Easyhome revenues rise 13.6% in second quarter
Rent-to-own chain's earnings fall due to closeouts, new IT system
Staff Staff -- Furniture Today, August 27, 2008
MISSISSAUGA, Ontario - Sales for Easyhome, Canada's largest rent-to-own merchant, continued to grow in both the second quarter and first half of 2008, however, earnings fell as the chain moved to liquidate older distressed merchandise while implementing a new information technology system.Revenues for the three months ending June 30 was C$39.8 million, up 13.6% from the C$35 million generated during the second quarter of 2007. Same-store revenue growth was 8.7%, continuing a trend of 27 consecutive quarters of comparable revenue growth.
Net earnings were C$2.2 million or 21 Canadian cents per share, 20.6% below the C$2.8 million or 26 cents per share recorded for the comparable period last year. Operating income was off 17.3% to C$3.9 million.
For the six months that also ended June 30, revenue was C$79.6 million, a 14.7% gain from the C$69.4 million in the first half of 2007. Net income was $5.7 million or 54 cents per share, a decline of 8.3% from the C$6.2 million or 59 cents per share earned during the comparable period. Operating income fell 6.9% to C$9.7 million.
The company said two factors affected performance in both the second quarter and the first half. To generate new business, the company reduced price points on a broad selection of its product offerings during the quarter while also liquidating older distressed merchandise.

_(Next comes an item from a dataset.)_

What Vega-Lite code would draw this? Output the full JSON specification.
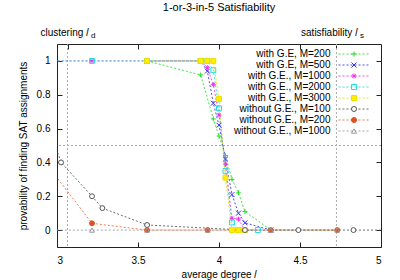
{
  "$schema": "https://vega.github.io/schema/vega-lite/v6.json",
  "width": 324,
  "height": 203,
  "autosize": {"type": "none"},
  "padding": {"left": 57, "top": 44, "right": 19, "bottom": 33},
  "background": "white",
  "config": {
    "font": "Liberation Sans",
    "view": {"stroke": "#222", "strokeWidth": 1},
    "axis": {
      "labelFont": "Liberation Sans", "labelFontSize": 10, "labelColor": "#000",
      "titleFont": "Liberation Sans", "titleFontSize": 10, "titleFontWeight": "normal", "titleColor": "#000",
      "domain": false, "grid": false, "tickColor": "#222", "tickSize": -5
    },
    "legend": {"labelFont": "Liberation Sans", "labelFontSize": 10, "labelColor": "#000"}
  },
  "title": {"text": "1-or-3-in-5 Satisfiability", "fontSize": 11, "fontWeight": "normal", "font": "Liberation Sans", "color": "#000", "offset": 14},
  "data": {"values": [
    {"s": "with G.E, M=200", "x": 3.556, "y": 1},
    {"s": "with G.E, M=200", "x": 3.887, "y": 0.917},
    {"s": "with G.E, M=200", "x": 3.965, "y": 0.657},
    {"s": "with G.E, M=200", "x": 4.0, "y": 0.556},
    {"s": "with G.E, M=200", "x": 4.04, "y": 0.44},
    {"s": "with G.E, M=200", "x": 4.08, "y": 0.30},
    {"s": "with G.E, M=200", "x": 4.12, "y": 0.22},
    {"s": "with G.E, M=200", "x": 4.16, "y": 0.11},
    {"s": "with G.E, M=200", "x": 4.32, "y": 0},
    {"s": "with G.E, M=200", "x": 4.49, "y": 0},
    {"s": "with G.E, M=200", "x": 4.73, "y": 0},
    {"s": "with G.E, M=500", "x": 3.556, "y": 1},
    {"s": "with G.E, M=500", "x": 3.887, "y": 1},
    {"s": "with G.E, M=500", "x": 3.928, "y": 0.94},
    {"s": "with G.E, M=500", "x": 3.965, "y": 0.75},
    {"s": "with G.E, M=500", "x": 4.0, "y": 0.62},
    {"s": "with G.E, M=500", "x": 4.04, "y": 0.42},
    {"s": "with G.E, M=500", "x": 4.08, "y": 0.21},
    {"s": "with G.E, M=500", "x": 4.12, "y": 0.10},
    {"s": "with G.E, M=500", "x": 4.16, "y": 0.043},
    {"s": "with G.E, M=500", "x": 4.32, "y": 0},
    {"s": "with G.E., M=1000", "x": 2.88, "y": 1},
    {"s": "with G.E., M=1000", "x": 3.216, "y": 1},
    {"s": "with G.E., M=1000", "x": 3.556, "y": 1},
    {"s": "with G.E., M=1000", "x": 3.887, "y": 1},
    {"s": "with G.E., M=1000", "x": 3.928, "y": 0.96},
    {"s": "with G.E., M=1000", "x": 3.965, "y": 0.86},
    {"s": "with G.E., M=1000", "x": 4.0, "y": 0.68},
    {"s": "with G.E., M=1000", "x": 4.04, "y": 0.39},
    {"s": "with G.E., M=1000", "x": 4.08, "y": 0.07},
    {"s": "with G.E., M=1000", "x": 4.12, "y": 0.065},
    {"s": "with G.E., M=1000", "x": 4.16, "y": 0},
    {"s": "with G.E., M=2000", "x": 2.88, "y": 1},
    {"s": "with G.E., M=2000", "x": 3.216, "y": 1},
    {"s": "with G.E., M=2000", "x": 3.556, "y": 1},
    {"s": "with G.E., M=2000", "x": 3.887, "y": 1},
    {"s": "with G.E., M=2000", "x": 3.928, "y": 1},
    {"s": "with G.E., M=2000", "x": 3.965, "y": 0.945},
    {"s": "with G.E., M=2000", "x": 4.0, "y": 0.72},
    {"s": "with G.E., M=2000", "x": 4.04, "y": 0.35},
    {"s": "with G.E., M=2000", "x": 4.08, "y": 0.045},
    {"s": "with G.E., M=2000", "x": 4.12, "y": 0},
    {"s": "with G.E., M=2000", "x": 4.24, "y": 0},
    {"s": "with G.E., M=3000", "x": 3.556, "y": 1},
    {"s": "with G.E., M=3000", "x": 3.887, "y": 1},
    {"s": "with G.E., M=3000", "x": 3.928, "y": 1},
    {"s": "with G.E., M=3000", "x": 3.965, "y": 1},
    {"s": "with G.E., M=3000", "x": 4.0, "y": 0.775},
    {"s": "with G.E., M=3000", "x": 4.04, "y": 0.31},
    {"s": "with G.E., M=3000", "x": 4.08, "y": 0},
    {"s": "with G.E., M=3000", "x": 4.12, "y": 0},
    {"s": "with G.E., M=3000", "x": 4.16, "y": 0},
    {"s": "without G.E., M=100", "x": 2.9, "y": 0.75},
    {"s": "without G.E., M=100", "x": 3.025, "y": 0.40},
    {"s": "without G.E., M=100", "x": 3.216, "y": 0.20},
    {"s": "without G.E., M=100", "x": 3.28, "y": 0.13},
    {"s": "without G.E., M=100", "x": 3.556, "y": 0.03},
    {"s": "without G.E., M=100", "x": 4.16, "y": 0},
    {"s": "without G.E., M=100", "x": 4.49, "y": 0},
    {"s": "without G.E., M=100", "x": 4.83, "y": 0},
    {"s": "without G.E., M=100", "x": 5.1, "y": 0},
    {"s": "without G.E., M=200", "x": 2.9, "y": 0.435},
    {"s": "without G.E., M=200", "x": 3.216, "y": 0.04},
    {"s": "without G.E., M=200", "x": 3.556, "y": 0},
    {"s": "without G.E., M=200", "x": 3.93, "y": 0},
    {"s": "without G.E., M=200", "x": 4.32, "y": 0},
    {"s": "without G.E., M=200", "x": 4.73, "y": 0},
    {"s": "without G.E., M=1000", "x": 2.9, "y": 0},
    {"s": "without G.E., M=1000", "x": 3.216, "y": 0},
    {"s": "without G.E., M=1000", "x": 3.556, "y": 0},
    {"s": "without G.E., M=1000", "x": 3.93, "y": 0},
    {"s": "without G.E., M=1000", "x": 4.32, "y": 0},
    {"s": "without G.E., M=1000", "x": 4.73, "y": 0}
  ]},
  "resolve": {"axis": {"x": "independent", "y": "independent"}},
  "layer": [
    {
      "data": {"values": [{"l": 3.065}, {"l": 4.725}]},
      "mark": {"type": "rule", "stroke": "#aaa", "strokeDash": [2, 2], "strokeWidth": 1},
      "encoding": {
        "x": {"field": "l", "type": "quantitative",
          "scale": {"domain": [3, 5], "nice": false, "zero": false},
          "axis": {"orient": "top", "title": null, "values": [3.065, 3.5, 4, 4.5, 4.725],
            "labelExpr": "datum.value == 3.065 ? 'clustering 𝑙' : datum.value == 4.725 ? 'satisfiability 𝑙' : ''",
            "labelAlign": "right", "labelOffset": 21, "labelPadding": 12}}
      }
    },
    {
      "data": {"values": [{"l": 3.065}, {"l": 4.725}]},
      "mark": {"type": "rule", "strokeOpacity": 0},
      "encoding": {
        "x": {"field": "l", "type": "quantitative",
          "axis": {"orient": "top", "title": null, "values": [3.065, 4.725], "ticks": false,
            "labelExpr": "datum.value == 3.065 ? 'd' : 's'",
            "labelAlign": "left", "labelOffset": 23, "labelPadding": 5, "labelFontSize": 8}}
      }
    },
    {
      "data": {"values": [{"p": 0.5}]},
      "mark": {"type": "rule", "stroke": "#aaa", "strokeDash": [2, 2], "strokeWidth": 1},
      "encoding": {
        "y": {"field": "p", "type": "quantitative",
          "scale": {"domain": [-0.1, 1.1], "nice": false, "zero": false},
          "axis": {"orient": "right", "title": null, "values": [0, 0.2, 0.4, 0.6, 0.8, 1], "labels": false}}
      }
    },
    {
      "mark": {"type": "line", "clip": true, "strokeWidth": 1, "strokeDash": [2, 2], "opacity": 0.85},
      "encoding": {
        "x": {"field": "x", "type": "quantitative",
          "axis": {"orient": "bottom", "title": "average degree 𝑙", "values": [3, 3.5, 4, 4.5, 5], "format": "~g", "labelPadding": 13, "titlePadding": 4}},
        "y": {"field": "y", "type": "quantitative",
          "axis": {"orient": "left", "title": "provability of finding SAT assignments", "values": [0, 0.2, 0.4, 0.6, 0.8, 1], "format": "~g", "labelPadding": 12, "titlePadding": 8}},
        "color": {"field": "s", "type": "nominal",
          "scale": {
            "domain": ["with G.E, M=200", "with G.E, M=500", "with G.E., M=1000", "with G.E., M=2000", "with G.E., M=3000", "without G.E., M=100", "without G.E., M=200", "without G.E., M=1000", " "],
            "range": ["#22dd22", "#3333ee", "#ee33ee", "#22dddd", "#eedd00", "#555555", "#ee6633", "#999999", "transparent"]},
          "legend": {"orient": "none", "legendX": 291.5, "legendY": 5, "title": null,
            "values": ["with G.E, M=200", "with G.E, M=500", "with G.E., M=1000", "with G.E., M=2000", "with G.E., M=3000", "without G.E., M=100", "without G.E., M=200", "without G.E., M=1000"],
            "symbolType": "M-5,0H5", "symbolSize": 36, "symbolStrokeWidth": 1, "symbolDash": [2, 2],
            "rowPadding": 1, "labelAlign": "right", "labelOffset": -28, "labelLimit": 0}}
      }
    },
    {
      "mark": {"type": "point", "clip": true, "filled": false, "strokeWidth": 1, "size": 24, "opacity": 1},
      "encoding": {
        "x": {"field": "x", "type": "quantitative", "axis": null},
        "y": {"field": "y", "type": "quantitative", "axis": null},
        "shape": {"field": "s", "type": "nominal",
          "scale": {
            "domain": ["with G.E, M=200", "with G.E, M=500", "with G.E., M=1000", "with G.E., M=2000", "with G.E., M=3000", "without G.E., M=100", "without G.E., M=200", "without G.E., M=1000"],
            "range": ["M-1,0H1M0,-1V1", "M-1,-1L1,1M-1,1L1,-1", "M-1,0H1M0,-1V1M-0.7,-0.7L0.7,0.7M-0.7,0.7L0.7,-0.7", "square", "square", "circle", "circle", "triangle-up"]},
          "legend": {"orient": "none", "legendX": 292, "legendY": 5, "title": null,
            "symbolSize": 25, "symbolStrokeWidth": 1, "rowPadding": 1, "labelExpr": "''", "labelLimit": 0}},
        "stroke": {"field": "s", "type": "nominal",
          "scale": {
            "domain": ["with G.E, M=200", "with G.E, M=500", "with G.E., M=1000", "with G.E., M=2000", "with G.E., M=3000", "without G.E., M=100", "without G.E., M=200", "without G.E., M=1000"],
            "range": ["#22dd22", "#3333ee", "#ee33ee", "#22dddd", "#eedd00", "#555555", "#e05020", "#999999"]}},
        "fill": {"field": "s", "type": "nominal",
          "scale": {
            "domain": ["with G.E, M=200", "with G.E, M=500", "with G.E., M=1000", "with G.E., M=2000", "with G.E., M=3000", "without G.E., M=100", "without G.E., M=200", "without G.E., M=1000"],
            "range": ["transparent", "transparent", "transparent", "transparent", "#ffee00", "white", "#e05020", "transparent"]}}
      }
    }
  ]
}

Easyhome also implemented a new information technology system across its chain of 209 Canadian stores. This system touches all aspects of the customer transaction from taking payments through writing new leases. It also extends to all management reporting.
"While our net income for the second quarter was a disappointment, I am confident that the issues have been isolated and that our management team has initiated the appropriate actions to correct them," Easyhome President and CEO David Ingram said in a conference call, adding that management believes margins will improve thanks to both selective price increases and vendor cost reductions that were also introduced in recent weeks. This should return amortization expenses to more normal levels in the third quarter.
"While we anticipated many of the potential issues with the new system rollout, it was still a significant undertaking for our associates," Ingram said. "The new point-of-sale system ultimately diverted operational focus from key areas of deliveries and cash collection, which we can measure and attribute to having a negative effect on Easyhome's income. All stores are now converted and we expect to have worked through most of the operational transition issues in this quarter."
However, the second quarter also hosted several positive developments; including the nine-kiosk Easyfinancial, which is now contributing to earnings, as is Easydecor, the company's rent-to-rent product service for the staging community. The company also signed two franchise development agreements in the United States, which will add a total of 16 stores.
Easyhome also acquired Insta-Rent late in the second quarter.
"With the combination of focused execution and diversified growth platforms, we are well positioned to continue our eight years of sequential growth," Ingram said.